Paylaş
*****
PINK FLOYD
THE ENDLESS RIVER
Parlophone / Columbia / EMI
Evet, 2014 yılında yeni bir Pink Floyd albümü çıkması mucize sayılır. Öncelikle bu durumun kıymetini bilelim. Ama keşke albüm, resmi yayım tarihinde Türkiye’de raflarda olabilseydi, gecikmeseydi. Ve keşke Radyo Eksen, sticker’ını albümün kapağına değil de jelatinin üstüne yapıştırtsaydı. Koca Pink Floyd kapağın üzerine herhangi bir şey yazmamış, sanatsal bir tavır ortaya koymuş, Türkiye’den kalkmış bir radyo kanalı buna cüret ediyor. Görgüsüzlük. Rezalet. (Bu durumun sorumlusu EMI da olabilir, bilemiyorum.) Neyse, bu albüm, grubun 2008’de ölen klavyecisi Richard Wright’a adanan bir albüm ve şarkılar da aslında grubun ‘Division Bell’ (1994) albümü kayıtları sırasında yazılıp sonra hiç kullanılmamış, enstrümantal şarkılar. Sadece tek bir şarkıda vokal var, o da ‘Louder Than Words’. Roger Waters’sız ve enstrümantal bir Pink Floyd albümü nasıl tınlarsa bu albüm de öyle tınlıyor. Wright’ın klavyeleriyle Gilmour’ın gitarının sihirli buluşması... Türkçe isimli ‘Anisina’ya özel dikkat!
****
LEONARD COHEN
POPULAR PROBLEMS
Sony Music
Farkındayım, hayatınızda görüp görebileceğiniz en kötü albüm kapaklarından birine sahip bir albüm bu. Tüm zamanların en büyük seslerinden biri olan Leonard Cohen, hayatını müziğe adamış bir insan nasıl böyle bir kapakla insanların karşısına çıkar, anlamak güç.

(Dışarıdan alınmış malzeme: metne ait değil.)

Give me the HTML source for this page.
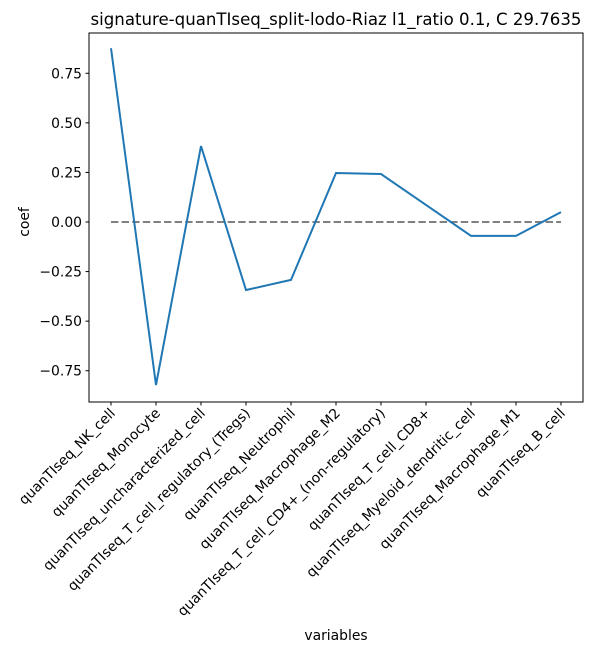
<!DOCTYPE html>
<html><head><meta charset="utf-8"><style>
body{margin:0;background:#fff;font-family:"DejaVu Sans","Liberation Sans",sans-serif}
text{font-family:"DejaVu Sans","Liberation Sans",sans-serif}
</style></head><body>
<svg id="chart" width="594" height="654" xmlns="http://www.w3.org/2000/svg">
<text x="336" y="25" text-anchor="middle" font-size="16.6">signature-quanTIseq_split-lodo-Riaz l1_ratio 0.1, C 29.7635</text>
<g id="plot"></g>
<rect x="89" y="33" width="494" height="369" fill="none" stroke="#000" stroke-width="1"/>
<text transform="translate(29,222) rotate(-90)" text-anchor="middle" font-size="13.9">coef</text>
<text x="336" y="640" text-anchor="middle" font-size="13.9">variables</text>
</svg>
<script>
const categories=["quanTIseq_NK_cell","quanTIseq_Monocyte","quanTIseq_uncharacterized_cell","quanTIseq_T_cell_regulatory_(Tregs)","quanTIseq_Neutrophil","quanTIseq_Macrophage_M2","quanTIseq_T_cell_CD4+_(non-regulatory)","quanTIseq_T_cell_CD8+","quanTIseq_Myeloid_dendritic_cell","quanTIseq_Macrophage_M1","quanTIseq_B_cell"];
const coefValues=[0.876,-0.822,0.383,-0.343,-0.292,0.247,0.242,0.086,-0.07,-0.07,0.05];
const yTicks=[-0.75,-0.5,-0.25,0,0.25,0.5,0.75];
const yTickLabels=["\u22120.75","\u22120.50","\u22120.25","0.00","0.25","0.50","0.75"];
const NS="http://www.w3.org/2000/svg";
const g=document.getElementById('plot');
const x=i=>111+i*(561-111)/(categories.length-1);
const y=v=>222-v*198.3;
function mk(t,a){const e=document.createElementNS(NS,t);for(const k in a)e.setAttribute(k,a[k]);g.appendChild(e);return e;}
yTicks.forEach((v,i)=>{
 const t=mk('line',{x1:85.5,x2:89,y1:y(v),y2:y(v),stroke:'#000'});
 
 
 const l=mk('text',{x:82,y:y(v)+5,'text-anchor':'end','font-size':13.9});
 
 
 l.textContent=yTickLabels[i];
});
categories.forEach((c,i)=>{
 const t=mk('line',{x1:x(i),x2:x(i),y1:402,y2:405.5,stroke:'#000'});
 
 
 const l=mk('text',{transform:`translate(${x(i)+5},${414}) rotate(-45)`,'text-anchor':'end','font-size':13.9});
 
 
 l.textContent=c;
});
const z=mk('line',{x1:x(0),x2:x(categories.length-1),y1:y(0),y2:y(0),stroke:'#808080','stroke-width':2,'stroke-dasharray':'7.4,3.2'});


const p=mk('polyline',{points:coefValues.map((v,i)=>x(i)+','+y(v)).join(' '),fill:'none',stroke:'#1f77b4','stroke-width':2});


</script>
</body></html>
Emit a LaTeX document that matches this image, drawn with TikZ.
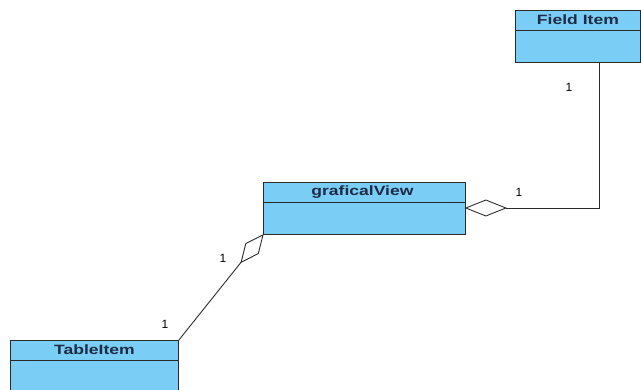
\documentclass[tikz,border=0pt]{standalone}
\usepackage{fontspec}
\setmainfont{Liberation Sans}
\usetikzlibrary{calc}
\definecolor{clsfill}{HTML}{7ACDF4}
\definecolor{clstext}{HTML}{1E2B45}
\definecolor{edge}{HTML}{2A2A2A}
\newcommand{\wideName}[1]{\scalebox{1.3}[1]{#1}}
\tikzset{
  cls/.style={draw=edge, line width=0.9pt, fill=clsfill, anchor=north west, inner sep=0pt},
  clsname/.style={font=\bfseries\fontsize{13.5}{15}\selectfont, text=clstext, inner sep=0pt},
  conn/.style={draw=edge, line width=0.9pt},
  mult/.style={font=\fontsize{12}{14}\selectfont, text=black, inner sep=0pt}
}
\begin{document}
\begin{tikzpicture}[x=1pt,y=-1pt]
\clip (0,0) rectangle (641,389);
\fill[white] (0,0) rectangle (641,389);
% classes
\node[cls, minimum width=125pt, minimum height=52pt] (fi) at (515,10) {};
\node[cls, minimum width=202pt, minimum height=52pt] (gv) at (263,182) {};
\node[cls, minimum width=168pt, minimum height=60pt] (ti) at (10,340) {};
% header dividers
\draw[conn] ($(fi.north west)+(0,20)$) -- ($(fi.north east)+(0,20)$);
\draw[conn] ($(gv.north west)+(0,20)$) -- ($(gv.north east)+(0,20)$);
\draw[conn] ($(ti.north west)+(0,20)$) -- ($(ti.north east)+(0,20)$);
% names
\node[clsname] (fiN) at ($(fi.north)+(0,10)$) {\wideName{Field Item}};
\node[clsname] (gvN) at ($(gv.north)+(-2,10)$) {\wideName{graficalView}};
\node[clsname] (tiN) at ($(ti.north)+(0,10)$) {\wideName{TableItem}};
% aggregation Field Item -> graficalView
\coordinate (d1a) at ($(gv.north east)+(0,26)$);
\coordinate (d1b) at ($(d1a)+(40,0)$);
\coordinate (fiB) at ($(fi.south west)+(84,0)$);
\draw[conn, fill=white] (d1a) -- ($(d1a)+(20,-8)$) -- (d1b) -- ($(d1a)+(20,8)$) -- cycle;
\draw[conn] (fiB) |- (d1b);
% aggregation TableItem -> graficalView
\coordinate (d2a) at (gv.south west);
\coordinate (d2b) at ($(d2a)!35pt!(ti.north east)$);
\coordinate (d2m) at ($(d2a)!0.5!(d2b)$);
\draw[conn, fill=white] (d2a) -- ($(d2m)!8pt!90:(d2a)$) -- (d2b) -- ($(d2m)!8pt!-90:(d2a)$) -- cycle;
\draw[conn] (d2b) -- (ti.north east);
% multiplicities
\node[mult] (m1) at (569,87) {1};
\node[mult] (m2) at (519,192) {1};
\node[mult] (m3) at (223,258) {1};
\node[mult] (m4) at (165,324) {1};
\end{tikzpicture}
\end{document}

Neyse, albümün içeriğine gelelim. Şimdi size buradaki birkaç satırda koskoca Leonard Cohen’i anlatamayacağım ama özetleyebilirim. ‘60’lardan beri müzik yapan ve soft rock, folk rock, hafif blues ve soul damarına da giren Cohen için modern çağ ozanı deniyor. Katılıyorum. Şarkı söylemekten çok müzikli şiir seslendirmek onunki aslında. Üstat ‘90’ları tek solo albümle geçince, ilerlemiş yaşına rağmen 2000’lerde vitesi yükseltti. Son 10 yıldaki üçüncü albümü bu. Yine müthiş cümleler, klas kafiyeler ve şiir gibi akan müzikal bir yapı var. Hafif müzik, ağır sözler, gerçek karanlık... Charlean Carmon, Dana Glover ve Donna Delory gibi üç müthiş sesli kadının sesiyle desteklenen şarkılar, kontrast yapılarıyla sizi içlerine çekecekler.
***
TAYLOR SWIFT
1989
Big Machine
Eski sevgililerine yazdığı şarkılarla meşhur olan ve 2006 yılından beri düzenli olarak 2 yılda bir albüm çıkaran Taylor Swift, ilk birkaç albümünde popun içine hafif country yedirerek, her iki müziğin de en popüler isimlerinden biri olmayı başarmıştı. Aslında en başından beri pop yapıyor ama adını Taylor’ın doğum yılından alan bu albümde artık country sosu neredeyse hiç yok. Yani günümüzde Lady Gaga’ların, Rihanna’ların, Katy Perry’lerin, Jessie J.’lerin ligine resmi olarak bu albümle girmiş oluyor sarışın güzel. Açıkçası şu an dünyanın en çok kazanan şarkıcılarından biri olan ve bir prodüktörler ordusuyla çalışan Taylor’ın el attığı herhangi bir müzik tarzında (ekstrem örnekler dışında) başarısız olması çok zor görünüyor. Bu albüm de gayet iyi şarkılardan oluşan, genel standartların üstünde bir pop albümü. Kulakları pop müziğin son 6-7 yılda geçirdiği evrime yatkın olanların bu albümü sevmemeleri için herhangi bir sebep göremiyorum şahsen. Albümün satış rekorları kırması normal yani.